Saudi Arabia Tries to Revive Stalled Lebanon Peace Talks
DAMASCUS, Syria (AP) _ Saudi Arabia’s foreign minister looked for a way to revive a stalled Lebanese peace conference Thursday by discussing guarantees for a Syrian pullout in a meeting with President Hafez Assad, sources said.
In Beirut, a key aide to Christian leader Gen. Michel Aoun said Christian Lebanese legislators negotiating with their Moslem counterparts in Taif, Saudi Arabia, should come home if they reach no agreement by Friday.
But one Christian lawmaker said even if the meeting in Damascus made no headway, the Christian delegation had no plans to leave the 3-week-old talks aimed at ending Lebanon’s 14-year civil war.
An official source in the Syrian capital said the Saudi minister, Prince Saud al-Faisal, who arrived Wednesday, met with Assad and gave him a letter from King Fahd.
It was not yet known whether Syria had accepted to give a guarantee that the 40,000 Syrian troops will be pulled out of Lebanon completely, a key demand of the Christian side at the Lebanese parliament meeting in the Saudi resort of Taif.
Presidential spokesman Jibrane Kourieh said Syrian Vice President Abdul- Halim Khaddam and Foreign Minister Farouk al-Sharaa also attended the meeting.
In Taif, conference sources said the Saudi government was trying to work out a formula to meet demands by Christian legislators for guarantees that Syrian troops withdraw from Lebanon according to a specific timetable.
The Syrian forces have remained in Lebanon since 1976 under an Arab League peacekeeping mandate and have become the main power brokers in the country.
The Christians led by Aoun charge Damascus violated its mandate by siding with the Moslems in the civil war and have declared a ″war of liberation″ against the Syrians.
In Beirut, Farouk Abillama, secretary general of Aoun’s foreign ministry and one of the general’s closest advisers, said after a meeting with the Christian leader: ″It is not permissible that the Syrian army remains (in Lebanon).″
″We demand clear guarantees that the Syrians will withdraw,″ Abillama said.
He said the Maronites have agreed to the reforms, ″so let them give us something in return.″ Abillama was referring to reforms designed to give Moslems more power in Lebanon’s currently Christian-dominated political system.
The parliamentary deputies meeting in Taif ″should return in 24 hours if they fail to reach agreement,″ he said at midday.
But in Taif, Maronite parliament member Pierre Dakkash said the Christian deputies will not withdraw even if Prince Saud brings back from Damascus a negative reply to demands for troop pullout guarantees.
The 63 members of Parliament have been meeting in Taif under the auspices of the Arab League since Sept. 30.
Conference sources said Prince Saud has advised the Christians to accept that the reassurances they seek be contained in addenda to the accord, not in its basic provisions. They said he asked the Christians for flexibility on the issue, before taking an outline of their requests to Damascus.
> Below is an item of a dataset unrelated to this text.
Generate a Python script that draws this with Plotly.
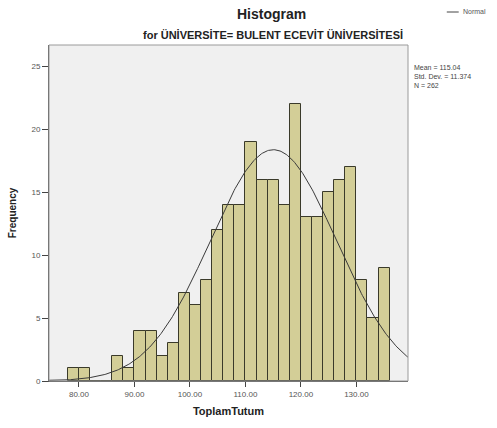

The political reforms are outlined in a draft charter prepared by the mediating committee of Saudi Arabia, Morocco and Algeria, which envisaged a maximum two-year phased withdrawal of the Syrians from Beirut and its environs.
The Syrian troops would be deployed in Lebanon’s eastern Bekaa Valley for an indefinite period until a strong central government is established in Beirut and it signs a security pact with Damascus.
Aoun rejected the indefinite stay and insisted the Syrian withdrawal start as soon a draft charter for national reconciliation is ratified by a parliamentary session in Beirut.